Вот это огонь и количество публики. Вот это драйв. Вот это «хорошо темперированный клавир».
Трудно в пляс не пуститься, да многие и пускались. Или принимали трагизм бытия под тонкое исполнение глубокой музыки.
Рок-н-ролл, может, и мёртв, а это вот нет. В Сербии, во всяком случае.
Что было хорошо в Гребенщикове во все времена, что он всегда был мирный и обтекаемый в своих интервью, высказываниях, никакую сторону благодаря его как бы возвышенности не занимал. Мягкий был такой. Изображал мудреца.
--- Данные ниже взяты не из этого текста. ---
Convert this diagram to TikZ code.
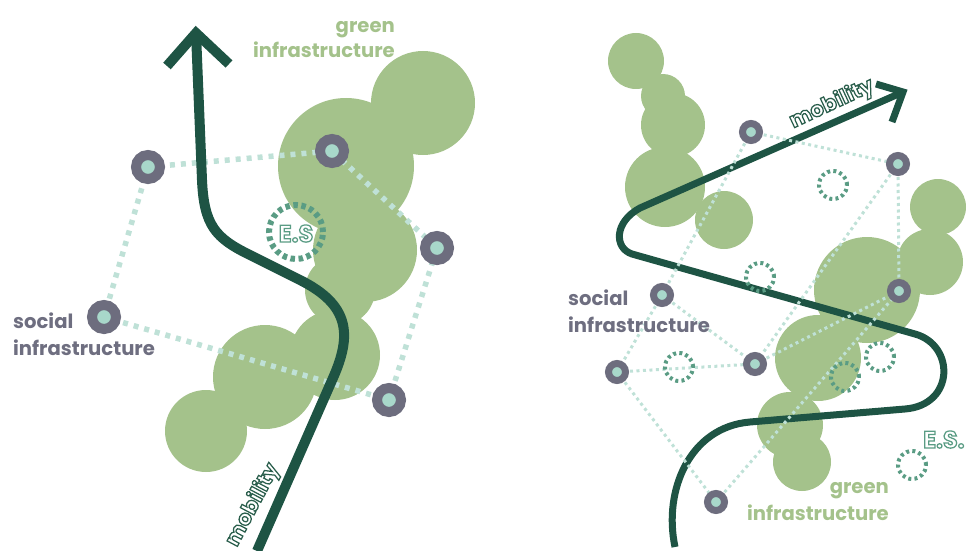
\documentclass[tikz,border=0pt]{standalone}
\usepackage{fontspec}
\setmainfont{Poppins}
\usetikzlibrary{calc}
\definecolor{gi}{HTML}{A4C28B}
\definecolor{mobc}{HTML}{1E5444}
\definecolor{ring}{HTML}{6D6D7E}
\definecolor{mint}{HTML}{A8D8CA}
\definecolor{dotc}{HTML}{BFE1D7}
\definecolor{esc}{HTML}{5A9C84}
\definecolor{sitxt}{HTML}{6E6E80}
% outlined text: white fill, coloured stroke (PDF text render mode 2)
\newcommand{\mobout}[1]{\special{pdf:code q 1 1 1 rg 0.165 0.369 0.298 RG 2 Tr 1.25 w}#1\special{pdf:code Q}}
\newcommand{\esout}[1]{\special{pdf:code q 1 1 1 rg 0.353 0.612 0.518 RG 2 Tr 1.25 w}#1\special{pdf:code Q}}
\tikzset{
  gcirc/.style={fill=gi, draw=none},
  lbl/.style={font=\fontsize{19.6}{24}\selectfont\bfseries, inner sep=0pt},
  sinodeL/.style={circle, fill=mint, draw=ring, line width=10pt, minimum size=24pt, inner sep=0pt},
  sinodeR/.style={circle, fill=mint, draw=ring, line width=7pt, minimum size=17pt, inner sep=0pt},
  dotL/.style={draw=dotc, line width=5.5pt, dash pattern=on 5pt off 6pt},
  dotR/.style={draw=dotc, line width=3pt, dash pattern=on 3pt off 3.5pt},
  esringL/.style={circle, draw=esc, line width=6pt, dash pattern=on 4.5pt off 3.6pt, minimum size=54pt, inner sep=0pt},
  esringR/.style={circle, draw=esc, line width=4pt, dash pattern=on 3pt off 3.2pt, minimum size=28pt, inner sep=0pt},
  mobL/.style={draw=mobc, line width=10pt, line join=miter},
  mobR/.style={draw=mobc, line width=7pt, line join=miter},
  outl/.style={font=\fontsize{21}{25}\selectfont\bfseries, inner sep=0pt},
  outes/.style={font=\fontsize{24}{28}\selectfont\bfseries, inner sep=0pt},
}
\begin{document}
\begin{tikzpicture}[x=1pt,y=-1pt]
\useasboundingbox (0,0) rectangle (967,551);
% ---------------- LEFT PANEL ----------------
\foreach \cx/\cy/\r in {423/103/52, 346/166/68, 365/250/52, 340/290/35, 335/355/45, 265/377/52, 206/431/41}
  \fill[gcirc] (\cx,\cy) circle[radius=\r];
\coordinate (N1) at (148,167);
\coordinate (N2) at (332,151);
\coordinate (N3) at (437,248);
\coordinate (N4) at (104,317);
\coordinate (N5) at (389,400);
\draw[dotL] (N1) -- (N2) -- (N3) -- (N5) -- (N4) -- cycle;
\node[esringL] (esL) at (296,232) {};
\draw[mobL] (257,551) -- (333,378) .. controls (352,335) and (350,305) .. (300,280)
  -- (250,255) .. controls (215,238) and (204,225) .. (202,180) -- (196,33);
\draw[mobL] (167,66) -- (196,33) -- (229,64);
\foreach \n in {N1,N2,N3,N4,N5} \node[sinodeL] (s\n) at (\n) {};
\node[lbl, text=gi, anchor=base east] (giL1) at (395,33) {green};
\node[lbl, text=gi, anchor=base east] (giL2) at (395,58) {infrastructure};
\node[lbl, text=sitxt, anchor=base west] (siL1) at (13,328) {social};
\node[lbl, text=sitxt, anchor=base west] (siL2) at (13,355) {infrastructure};
\node[outes, anchor=base] (esLt) at (296,242) {\esout{E.S}};
\node[outl, rotate=62] (mobLt) at (253,505) {\mobout{mobility}};
% ---------------- RIGHT PANEL ----------------
\foreach \cx/\cy/\r in {636/61/28, 663/96/22, 673/125/32, 665/187/40, 724/220/29,
  938/207/28, 930/262/33, 867/290/53, 818/358/43, 790/425/33, 802/462/29}
  \fill[gcirc] (\cx,\cy) circle[radius=\r];
\draw[mobR] (675,547) .. controls (663,490) and (690,427) .. (750,422)
  -- (905,409) .. controls (955,405) and (955,345) .. (915,334)
  -- (632,254) .. controls (614,248) and (614,222) .. (640,208) -- (903,92);
\draw[mobR] (876,84) -- (903,92) -- (892,122);
\coordinate (R1) at (751,132);
\coordinate (R2) at (898,164);
\coordinate (R3) at (899,291);
\coordinate (R4) at (662,295);
\coordinate (R5) at (617,372);
\coordinate (R6) at (755,364);
\coordinate (R7) at (716,502);
\foreach \a/\b in {R1/R2, R1/R4, R2/R3, R2/R6, R4/R5, R4/R6, R5/R6, R5/R7, R7/R3, R6/R3}
  \draw[dotR] (\a) -- (\b);
\node[esringR] (E1) at (833,185) {};
\node[esringR] (E2) at (760,277) {};
\node[esringR] (E3) at (679,367) {};
\node[esringR] (E4) at (880,357) {};
\node[esringR] (E5) at (845,377) {};
\node[esringR] (E6) at (912,465) {};
\foreach \n in {R1,R2,R3,R4,R5,R6,R7} \node[sinodeR] (s\n) at (\n) {};
\node[lbl, text=sitxt, anchor=base west] (siR1) at (568,305) {social};
\node[lbl, text=sitxt, anchor=base west] (siR2) at (568,332) {infrastructure};
\node[lbl, text=gi, anchor=base east] (giR1) at (889,493) {green};
\node[lbl, text=gi, anchor=base east] (giR2) at (889,520) {infrastructure};
\node[outes, anchor=base west] (esRt) at (923,448) {\esout{E.S.}};
\node[outl, rotate=25] (mobRt) at (832,104) {\mobout{mobility}};
\end{tikzpicture}
\end{document}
Что сейчас? Да не очень, если честно, и интересно оказалось. Со всем почтением и благодарностью за талант и за те хорошие песни, вызывающие добрые воспоминания.
За ялтинский, припорошенный снегом фуникулёр, на котором плыли в неизвестное будущее Бугаев (Африка) и Татьяна Друбич, под мечту о несбыточном небесном «Городе золотом», голосом Гребенщикова говорящим о какой-то вере.
Благодарность за то добро и ту славную музыку, которую БГ смог принести многим молодым. За дух веселья и свободы, который в нём был.
За то, что человек, что называется, стремился к высокому.
Неосуждение за всякую ерунду. Ко всем бы к нам так, ко всем бы. Милосердно, с пониманием и благодарностью.
В Сербии завтра Пасха.
Все яйца красят. Готовятся к светлому Христову Воскресенью.